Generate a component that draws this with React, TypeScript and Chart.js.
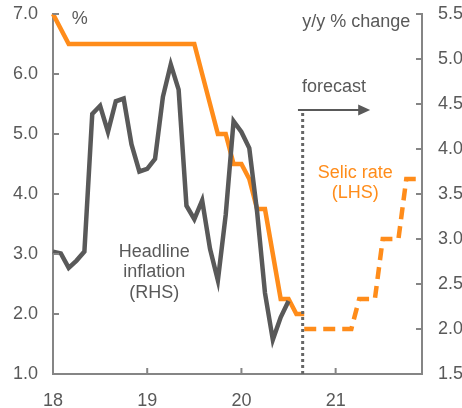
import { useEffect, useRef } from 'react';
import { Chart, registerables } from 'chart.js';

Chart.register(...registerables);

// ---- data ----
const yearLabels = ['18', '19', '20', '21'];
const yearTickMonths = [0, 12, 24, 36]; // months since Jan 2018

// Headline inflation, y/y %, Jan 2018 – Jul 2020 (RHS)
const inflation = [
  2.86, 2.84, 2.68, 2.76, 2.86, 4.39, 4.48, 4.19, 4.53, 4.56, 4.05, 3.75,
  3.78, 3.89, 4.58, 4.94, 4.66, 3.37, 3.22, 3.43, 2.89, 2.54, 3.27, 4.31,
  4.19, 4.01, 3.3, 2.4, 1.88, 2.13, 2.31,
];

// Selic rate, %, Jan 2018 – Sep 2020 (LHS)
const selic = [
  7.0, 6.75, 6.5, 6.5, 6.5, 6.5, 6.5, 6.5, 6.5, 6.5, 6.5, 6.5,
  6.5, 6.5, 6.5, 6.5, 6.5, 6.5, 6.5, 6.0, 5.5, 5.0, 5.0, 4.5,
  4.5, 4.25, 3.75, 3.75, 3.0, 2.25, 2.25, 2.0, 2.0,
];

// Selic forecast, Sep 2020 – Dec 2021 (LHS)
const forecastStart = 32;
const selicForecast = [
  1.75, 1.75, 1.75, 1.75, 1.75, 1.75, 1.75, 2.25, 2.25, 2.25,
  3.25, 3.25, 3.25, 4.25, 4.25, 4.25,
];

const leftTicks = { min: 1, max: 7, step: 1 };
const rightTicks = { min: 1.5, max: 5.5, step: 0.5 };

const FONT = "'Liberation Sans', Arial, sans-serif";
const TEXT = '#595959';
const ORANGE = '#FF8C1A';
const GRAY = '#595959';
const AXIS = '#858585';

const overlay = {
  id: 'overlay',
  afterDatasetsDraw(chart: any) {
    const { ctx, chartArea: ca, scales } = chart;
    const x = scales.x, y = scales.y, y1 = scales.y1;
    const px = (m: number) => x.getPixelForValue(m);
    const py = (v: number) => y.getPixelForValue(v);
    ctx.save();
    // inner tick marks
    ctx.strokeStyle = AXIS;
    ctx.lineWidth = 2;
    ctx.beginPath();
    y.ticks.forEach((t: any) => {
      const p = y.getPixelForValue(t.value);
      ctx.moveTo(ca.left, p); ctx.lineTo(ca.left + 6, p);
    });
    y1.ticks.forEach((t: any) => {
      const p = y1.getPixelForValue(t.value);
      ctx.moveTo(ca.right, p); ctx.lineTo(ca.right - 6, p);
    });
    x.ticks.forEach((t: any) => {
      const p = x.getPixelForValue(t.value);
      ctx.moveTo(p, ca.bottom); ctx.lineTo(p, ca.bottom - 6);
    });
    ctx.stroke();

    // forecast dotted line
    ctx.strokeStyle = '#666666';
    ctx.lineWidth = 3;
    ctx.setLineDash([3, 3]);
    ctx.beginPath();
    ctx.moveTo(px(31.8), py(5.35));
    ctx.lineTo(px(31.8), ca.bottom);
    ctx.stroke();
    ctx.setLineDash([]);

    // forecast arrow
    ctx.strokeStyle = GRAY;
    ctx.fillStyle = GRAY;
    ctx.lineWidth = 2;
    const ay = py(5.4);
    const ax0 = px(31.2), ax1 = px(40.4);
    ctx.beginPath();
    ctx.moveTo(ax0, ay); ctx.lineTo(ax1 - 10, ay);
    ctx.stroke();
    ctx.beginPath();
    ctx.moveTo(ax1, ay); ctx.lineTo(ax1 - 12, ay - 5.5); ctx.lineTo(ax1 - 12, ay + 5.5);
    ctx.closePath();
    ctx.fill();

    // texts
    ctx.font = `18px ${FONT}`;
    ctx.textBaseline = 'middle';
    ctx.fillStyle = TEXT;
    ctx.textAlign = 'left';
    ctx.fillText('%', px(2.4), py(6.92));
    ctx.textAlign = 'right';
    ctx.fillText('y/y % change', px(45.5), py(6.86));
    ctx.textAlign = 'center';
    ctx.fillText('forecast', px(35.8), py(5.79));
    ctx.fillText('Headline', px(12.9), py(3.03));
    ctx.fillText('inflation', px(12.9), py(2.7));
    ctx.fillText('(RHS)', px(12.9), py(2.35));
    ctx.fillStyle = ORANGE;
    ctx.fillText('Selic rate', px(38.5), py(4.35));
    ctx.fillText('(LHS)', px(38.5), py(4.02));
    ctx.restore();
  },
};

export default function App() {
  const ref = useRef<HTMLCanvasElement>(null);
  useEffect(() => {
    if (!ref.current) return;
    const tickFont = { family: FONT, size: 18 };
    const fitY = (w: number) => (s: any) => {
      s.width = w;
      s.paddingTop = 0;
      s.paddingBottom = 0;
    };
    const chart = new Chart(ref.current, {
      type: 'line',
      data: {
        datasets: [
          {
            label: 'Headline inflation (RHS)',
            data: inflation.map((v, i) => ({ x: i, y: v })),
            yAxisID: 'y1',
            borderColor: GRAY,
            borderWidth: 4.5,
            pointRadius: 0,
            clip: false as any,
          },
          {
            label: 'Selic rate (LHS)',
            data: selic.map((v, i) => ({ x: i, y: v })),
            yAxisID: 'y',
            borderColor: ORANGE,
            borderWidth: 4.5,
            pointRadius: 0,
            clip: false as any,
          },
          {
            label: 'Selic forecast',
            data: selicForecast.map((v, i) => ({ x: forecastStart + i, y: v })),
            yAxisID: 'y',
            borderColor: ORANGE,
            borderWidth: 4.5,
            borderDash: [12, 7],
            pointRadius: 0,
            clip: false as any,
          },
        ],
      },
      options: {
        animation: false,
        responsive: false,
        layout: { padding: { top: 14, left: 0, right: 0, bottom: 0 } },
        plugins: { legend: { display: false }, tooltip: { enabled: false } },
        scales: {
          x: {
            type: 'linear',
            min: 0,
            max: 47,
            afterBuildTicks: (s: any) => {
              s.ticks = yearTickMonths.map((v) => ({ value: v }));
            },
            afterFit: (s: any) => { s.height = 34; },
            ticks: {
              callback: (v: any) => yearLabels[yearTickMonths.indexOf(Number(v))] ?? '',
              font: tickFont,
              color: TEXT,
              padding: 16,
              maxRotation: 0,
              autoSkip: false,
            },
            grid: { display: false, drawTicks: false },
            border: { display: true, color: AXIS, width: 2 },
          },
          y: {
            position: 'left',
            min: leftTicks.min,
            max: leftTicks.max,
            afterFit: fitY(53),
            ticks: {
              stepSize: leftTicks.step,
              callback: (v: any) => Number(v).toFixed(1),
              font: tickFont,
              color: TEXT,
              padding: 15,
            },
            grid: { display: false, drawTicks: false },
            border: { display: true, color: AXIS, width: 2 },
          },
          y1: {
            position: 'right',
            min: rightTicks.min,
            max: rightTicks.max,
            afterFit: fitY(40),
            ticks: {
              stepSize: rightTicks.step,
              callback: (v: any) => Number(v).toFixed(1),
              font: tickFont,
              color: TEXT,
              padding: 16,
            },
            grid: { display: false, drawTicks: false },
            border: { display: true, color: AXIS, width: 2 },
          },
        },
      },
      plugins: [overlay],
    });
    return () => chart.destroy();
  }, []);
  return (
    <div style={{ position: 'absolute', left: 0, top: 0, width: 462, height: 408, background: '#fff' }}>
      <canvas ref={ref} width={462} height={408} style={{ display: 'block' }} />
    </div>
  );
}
┄┄┄┄┄┄
GOAL. Could the lines from the top of the material through the line with "Chart.register(...registerables);" be repeated exactly, pictures left out?

RESULT FOR THIS TASK.
Generate a component that draws this with React, TypeScript and Chart.js.
import { useEffect, useRef } from 'react';
import { Chart, registerables } from 'chart.js';

Chart.register(...registerables);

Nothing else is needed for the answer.